Conservatives move to fast-track aggravating factor for healthcare-worker assaults
Conservatives are demanding swift action to protect frontline healthcare workers, calling for the immediate passage of a bill that would make assaulting medical staff a factor in criminal sentencing.
Conservatives are demanding swift action to protect frontline healthcare workers, calling for the immediate passage of a bill that would make assaulting medical staff an “aggravating factor” in criminal sentencing.
During a press conference in Ottawa on Tuesday, Conservative health critic Dan Mazier and addictions critic Todd Doherty, along with healthcare worker advocates, called on Parliament to fast-track Bill S-233, An Act to Amend the Criminal Code (assault against persons who provide health services and first responders).
Doherty had introduced an identical bill in March 2023, which passed its third reading unanimously in the House of Commons in February 2024. Conservatives said the bill would have become law last Christmas had Parliament not been prorogued ahead of the federal election.
“Bill S-233 would require courts to treat an assault on a health care worker or a first responder as a more serious offence at sentencing. Right now, a nurse can be assaulted at work, and the justice system often treats it no differently than a bar fight. That is wrong,” Mazier said. “There is no excuse for delay. So today, we are calling on every member of Parliament from every party to put politics aside and fast-track this bill.”
He said assaults on healthcare workers are driving Canadians out of a profession the country can’t afford to lose, noting Canada reports a shortage of 60,000 registered nurses.
Last month, the Institute for Canadian Citizenship released a study which found that over a third of immigrant healthcare workers in Canada leave the country within five years of arriving.
Mazier referenced a recent survey conducted by the Canadian Federation of Nurses Unions, which surveyed 4,700 nurses and found that 60 per cent of nurses experience job-related violence or abuse at least once in the previous year. Nearly half of the respondents said they faced physical violence, and nearly one in five reported sexual abuse.
“Behind these numbers are human beings, a nurse who goes home wondering if they can face another shift, a student watching all this and deciding I’m not going into health care. Our health care workers have cared for us. It is time politicians cared for them,” Mazier said. “There is no excuse for delay. So today, we are calling on every member of Parliament from every party to put politics aside and fast-track this bill.”
Doherty said the bill would introduce immediate safeguards for Canada’s “frontline heroes.”
“How far we have fallen where a paramedic can be attacked, thrown downstairs, their ankles broken, sexually assaulted in the back of an ambulance, and our system allows this to take place,” Doherty said. “Our frontline heroes are being hunted and attacked, and yet there’s no protection in place. Transit workers have more protection than our frontline heroes.”
Kim LeBlanc, president of the Canadian Nurses Association, which represents over half a million nurses in Canada, said the bill was necessary and should be passed urgently.
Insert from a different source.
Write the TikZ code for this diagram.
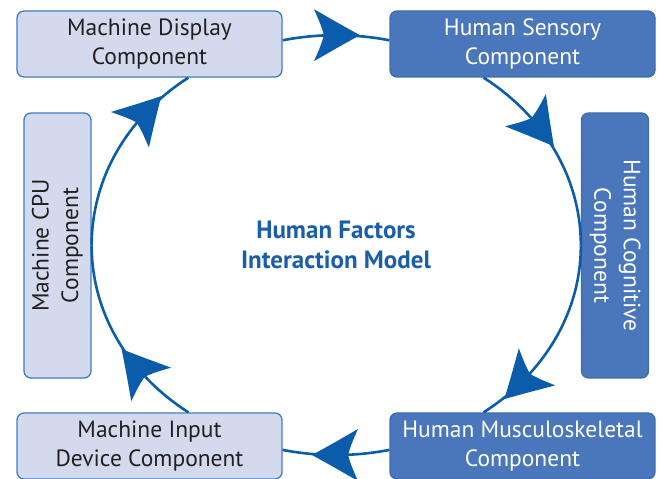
\documentclass[tikz,border=0pt]{standalone}
\usepackage{fontspec}
\setmainfont{PT Sans}
\usetikzlibrary{decorations.markings}
\definecolor{lightfill}{HTML}{D4DAED}
\definecolor{lightborder}{HTML}{3F7EC3}
\definecolor{darkfill}{HTML}{4A77BB}
\definecolor{darkborder}{HTML}{3D6DB3}
\definecolor{arrowblue}{HTML}{0B5DAB}
\definecolor{titleblue}{HTML}{1A5EAA}
\definecolor{textdark}{HTML}{231F20}
\begin{document}
\begin{tikzpicture}[x=1pt,y=1pt,
  box/.style={rounded corners=7pt, line width=1.3pt, inner sep=0pt, align=center,
    font=\fontsize{23.5}{29.5}\selectfont},
  lightbox/.style={box, fill=lightfill, draw=lightborder, text=textdark},
  darkbox/.style={box, fill=darkfill, draw=darkborder, text=white},
  hbox/.style={minimum width=265pt, minimum height=66pt},
  vbox/.style={minimum width=67pt, minimum height=265pt},
  titletext/.style={align=center, text=titleblue, inner sep=0pt,
    font=\bfseries\fontsize{25}{30}\selectfont},
  conn/.style={draw=arrowblue, line width=2.6pt, postaction={decorate},
    decoration={markings, mark=at position #1 with {
      \fill[arrowblue] (24,0) .. controls (4,11) .. (-22,26)
        .. controls (-15,10) .. (-12,0)
        .. controls (-15,-10) .. (-22,-26)
        .. controls (4,-11) .. (24,0) -- cycle;}}},
]
\useasboundingbox (0,0) rectangle (661,479);

\node[lightbox,hbox] (disp) at (149.5,435) {Machine Display\\Component};
\node[darkbox,hbox] (sens) at (522.5,435) {Human Sensory\\Component};
\node[darkbox,vbox] (cog) at (615,233.5)
  {\rotatebox{-90}{\begin{tabular}{@{}c@{}}Human Cognitive\\Component\end{tabular}}};
\node[darkbox,hbox] (musc) at (522.5,33) {Human Musculoskeletal\\Component};
\node[lightbox,hbox] (inp) at (149.5,33) {Machine Input\\Device Component};
\node[lightbox,vbox] (cpu) at (57.5,233.5)
  {\rotatebox{90}{\begin{tabular}{@{}c@{}}Machine CPU\\Component\end{tabular}}};
\node[titletext] (title) at (336,234) {Human Factors\\Interaction Model};

\draw[conn=0.5, looseness=0.86] ([yshift=3.7pt]disp.east) to[out=11,in=169] ([yshift=3.7pt]sens.west);
\draw[conn=0.37, looseness=0.92] ([xshift=-38.9pt]sens.south) to[out=-32.6,in=90] (cog.west);
\draw[conn=0.76, looseness=0.92] (cog.west) to[out=-90,in=32.6] ([xshift=-38.9pt]musc.north);
\draw[conn=0.5, looseness=0.86] ([yshift=-3.9pt]musc.west) to[out=191,in=-11] ([yshift=-3.9pt]inp.east);
\draw[conn=0.34, looseness=0.92] ([xshift=38.9pt]inp.north) to[out=147.4,in=-90] (cpu.east);
\draw[conn=0.72, looseness=0.92] (cpu.east) to[out=90,in=-147.4] ([xshift=38.9pt]disp.south);
\end{tikzpicture}
\end{document}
“Far too often we hear that nurses are encouraged not to report, or as was alluded to, when sentencing does occur, it’s a very minor sentence,” she said. “This is a concrete and necessary step towards addressing what has become an alarming and unacceptable rise in violence directed at nurses and other health care workers and first responders across Canada.”
She said the bill aligns with the nursing association’s “policy roadmap,” which calls for stronger enforcement and federal protections to prevent harassment and violence in healthcare workplaces.
“Measures like those proposed in Bill s2 33 send a clear message,” LeBlanc said. “Nurses deserve safety, dignity and respect in every setting where we provide care.”